### [Stated goal]
From the entries below, gather each line containing the word "this".
··· Data to process ···
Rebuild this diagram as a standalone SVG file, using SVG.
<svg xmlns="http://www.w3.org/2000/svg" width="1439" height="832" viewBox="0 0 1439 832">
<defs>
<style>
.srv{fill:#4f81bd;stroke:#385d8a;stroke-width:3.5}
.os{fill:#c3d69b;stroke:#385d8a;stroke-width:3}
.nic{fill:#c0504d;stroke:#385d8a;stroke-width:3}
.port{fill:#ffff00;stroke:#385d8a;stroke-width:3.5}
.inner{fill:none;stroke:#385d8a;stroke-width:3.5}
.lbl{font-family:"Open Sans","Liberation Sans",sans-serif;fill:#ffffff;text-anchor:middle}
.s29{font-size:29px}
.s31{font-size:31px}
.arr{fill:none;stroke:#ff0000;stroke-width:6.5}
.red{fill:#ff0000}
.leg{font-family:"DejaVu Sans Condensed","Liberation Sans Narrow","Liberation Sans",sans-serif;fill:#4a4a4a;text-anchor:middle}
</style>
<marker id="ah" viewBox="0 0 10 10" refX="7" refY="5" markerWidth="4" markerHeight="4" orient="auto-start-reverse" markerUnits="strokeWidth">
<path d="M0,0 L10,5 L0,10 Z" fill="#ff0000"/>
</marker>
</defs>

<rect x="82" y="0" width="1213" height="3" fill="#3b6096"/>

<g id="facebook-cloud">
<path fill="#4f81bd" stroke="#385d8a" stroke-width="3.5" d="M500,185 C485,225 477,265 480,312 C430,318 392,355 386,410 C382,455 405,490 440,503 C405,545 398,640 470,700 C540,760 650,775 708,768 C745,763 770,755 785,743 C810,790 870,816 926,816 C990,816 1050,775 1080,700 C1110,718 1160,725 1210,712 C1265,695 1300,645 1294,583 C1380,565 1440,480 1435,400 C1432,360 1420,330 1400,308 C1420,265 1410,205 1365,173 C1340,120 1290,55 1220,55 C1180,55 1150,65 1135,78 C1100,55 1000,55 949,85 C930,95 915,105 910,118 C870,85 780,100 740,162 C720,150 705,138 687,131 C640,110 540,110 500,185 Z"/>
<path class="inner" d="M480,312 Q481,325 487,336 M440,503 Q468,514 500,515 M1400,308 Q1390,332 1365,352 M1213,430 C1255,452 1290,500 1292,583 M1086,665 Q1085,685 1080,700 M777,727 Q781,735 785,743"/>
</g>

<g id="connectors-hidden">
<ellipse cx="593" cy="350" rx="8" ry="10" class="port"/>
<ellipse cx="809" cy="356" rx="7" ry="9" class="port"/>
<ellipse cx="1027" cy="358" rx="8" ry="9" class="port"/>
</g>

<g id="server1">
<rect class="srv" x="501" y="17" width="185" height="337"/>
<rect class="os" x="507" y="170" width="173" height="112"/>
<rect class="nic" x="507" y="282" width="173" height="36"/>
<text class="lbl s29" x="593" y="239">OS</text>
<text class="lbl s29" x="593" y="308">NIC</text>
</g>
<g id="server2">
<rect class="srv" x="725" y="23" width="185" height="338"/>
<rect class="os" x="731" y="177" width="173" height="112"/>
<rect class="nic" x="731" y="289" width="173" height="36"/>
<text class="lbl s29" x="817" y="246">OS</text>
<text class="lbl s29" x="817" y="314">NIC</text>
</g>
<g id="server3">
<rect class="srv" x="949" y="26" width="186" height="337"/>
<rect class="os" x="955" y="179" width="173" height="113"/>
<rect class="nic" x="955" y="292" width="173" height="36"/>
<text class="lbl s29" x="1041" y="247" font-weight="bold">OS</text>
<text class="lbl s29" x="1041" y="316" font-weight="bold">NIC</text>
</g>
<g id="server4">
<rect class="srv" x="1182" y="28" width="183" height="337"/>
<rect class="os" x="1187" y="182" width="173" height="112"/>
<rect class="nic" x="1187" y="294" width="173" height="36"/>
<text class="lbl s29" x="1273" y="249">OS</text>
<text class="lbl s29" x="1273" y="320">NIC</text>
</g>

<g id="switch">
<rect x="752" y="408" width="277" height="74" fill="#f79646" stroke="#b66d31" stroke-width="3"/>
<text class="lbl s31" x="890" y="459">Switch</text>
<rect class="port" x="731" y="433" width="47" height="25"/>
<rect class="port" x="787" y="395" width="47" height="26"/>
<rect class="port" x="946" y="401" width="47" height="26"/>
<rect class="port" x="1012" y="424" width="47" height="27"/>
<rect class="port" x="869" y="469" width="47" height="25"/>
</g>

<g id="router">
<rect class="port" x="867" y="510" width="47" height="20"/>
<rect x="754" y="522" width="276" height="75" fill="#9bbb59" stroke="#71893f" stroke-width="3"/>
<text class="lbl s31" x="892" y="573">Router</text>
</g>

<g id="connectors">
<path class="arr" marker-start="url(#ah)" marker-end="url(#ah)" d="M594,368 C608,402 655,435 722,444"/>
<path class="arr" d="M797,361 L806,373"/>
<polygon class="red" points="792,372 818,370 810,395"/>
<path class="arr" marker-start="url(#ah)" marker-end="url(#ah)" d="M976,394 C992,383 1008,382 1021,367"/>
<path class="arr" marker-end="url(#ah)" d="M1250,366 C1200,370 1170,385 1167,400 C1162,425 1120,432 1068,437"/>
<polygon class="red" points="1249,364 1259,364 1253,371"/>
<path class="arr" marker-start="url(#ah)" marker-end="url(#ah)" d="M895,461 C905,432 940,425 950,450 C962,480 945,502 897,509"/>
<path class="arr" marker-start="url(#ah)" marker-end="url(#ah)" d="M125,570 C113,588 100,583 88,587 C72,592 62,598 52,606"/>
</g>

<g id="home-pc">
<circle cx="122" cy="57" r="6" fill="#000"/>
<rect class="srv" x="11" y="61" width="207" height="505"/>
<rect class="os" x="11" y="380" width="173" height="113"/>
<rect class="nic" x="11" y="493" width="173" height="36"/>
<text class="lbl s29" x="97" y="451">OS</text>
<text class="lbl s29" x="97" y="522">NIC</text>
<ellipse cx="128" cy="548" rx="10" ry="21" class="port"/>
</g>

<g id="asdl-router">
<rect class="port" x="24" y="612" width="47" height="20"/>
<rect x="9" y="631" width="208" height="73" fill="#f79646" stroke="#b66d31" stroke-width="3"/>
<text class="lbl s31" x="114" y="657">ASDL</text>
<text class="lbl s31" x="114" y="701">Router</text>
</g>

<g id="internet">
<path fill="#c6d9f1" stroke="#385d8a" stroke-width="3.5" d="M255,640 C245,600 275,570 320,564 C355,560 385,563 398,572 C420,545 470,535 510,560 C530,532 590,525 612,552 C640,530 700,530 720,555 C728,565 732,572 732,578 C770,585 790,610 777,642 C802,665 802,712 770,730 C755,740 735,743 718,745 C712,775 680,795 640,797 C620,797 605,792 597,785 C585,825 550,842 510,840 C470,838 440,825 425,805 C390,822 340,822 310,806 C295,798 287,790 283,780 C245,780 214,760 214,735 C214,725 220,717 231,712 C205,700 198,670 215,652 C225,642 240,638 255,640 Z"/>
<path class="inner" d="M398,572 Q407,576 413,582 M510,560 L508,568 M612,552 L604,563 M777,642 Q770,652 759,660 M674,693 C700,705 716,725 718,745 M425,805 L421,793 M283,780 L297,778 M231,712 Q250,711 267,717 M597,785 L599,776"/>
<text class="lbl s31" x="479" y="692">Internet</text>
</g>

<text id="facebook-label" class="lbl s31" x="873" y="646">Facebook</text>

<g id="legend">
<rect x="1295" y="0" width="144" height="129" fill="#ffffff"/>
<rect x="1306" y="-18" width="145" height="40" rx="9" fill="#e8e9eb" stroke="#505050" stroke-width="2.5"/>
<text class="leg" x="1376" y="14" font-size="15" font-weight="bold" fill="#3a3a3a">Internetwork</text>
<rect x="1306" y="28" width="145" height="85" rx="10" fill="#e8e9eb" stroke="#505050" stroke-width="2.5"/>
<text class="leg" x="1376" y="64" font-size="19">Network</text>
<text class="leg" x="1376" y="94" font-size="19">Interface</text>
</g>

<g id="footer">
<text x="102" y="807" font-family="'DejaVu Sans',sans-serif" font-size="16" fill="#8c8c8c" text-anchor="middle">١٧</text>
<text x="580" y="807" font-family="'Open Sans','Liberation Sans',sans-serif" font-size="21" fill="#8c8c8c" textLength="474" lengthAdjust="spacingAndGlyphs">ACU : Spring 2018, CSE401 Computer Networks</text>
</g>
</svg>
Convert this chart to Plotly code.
···
### [Solution below]
Rebuild this diagram as a standalone SVG file, using SVG.
Convert this chart to Plotly code.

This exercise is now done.